Statistical Modeling for Enhancing the Discovery Power of Citrullination from Tandem Mass Spectrometry Data
datasetposted on 16.09.2020 by Sunghyun Huh, Daehee Hwang, Min-Sik Kim
Datasets usually provide raw data for analysis. This raw data often comes in spreadsheet form, but can be any collection of data, on which analysis can be performed.

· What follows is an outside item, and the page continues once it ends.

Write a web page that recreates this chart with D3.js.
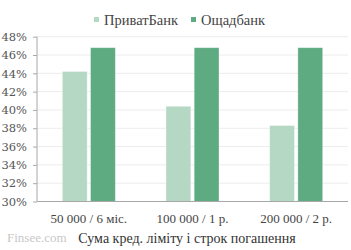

Citrullination is a post-translational modification implicated in various human diseases including rheumatoid arthritis, Alzheimer’s disease, multiple sclerosis, and cancers. Due to a relatively low concentration of citrullinated proteins in the total proteome, confident identification of citrullinated proteome is challenging in mass spectrometry (MS)-based proteomic analysis. From these MS-based analyses, MS features that characterize citrullination, such as immonium ions (IMs) and neutral losses (NLs), called diagnostic ions, have been reported. However, there has been a lack of systematic approaches to comprehensively search for diagnostic ions and no statistical methods for the identification of citrullinated proteome based on these diagnostic ions. Here, we present a systematic approach to identify diagnostic IMs, internal ions (INTs), and NLs for citrullination from tandem mass (MS/MS) spectra. Diagnostic INTs mainly consisted of internal fragment ions for di- and tripeptides that contained two and three amino acids with at least one citrullinated arginine, respectively. A statistical logistic regression model was built for a confident assessment of citrullinated peptides that database searches identified (true positives) and prediction of citrullinated peptides that database searches failed to identify (false negatives) using the diagnostic IMs, INTs, and NLs. Applications of our model to complex global proteome data sets demonstrated the increased accuracy in the identification of citrullinated peptides, thereby enhancing the size and functional interpretation of citrullinated proteomes.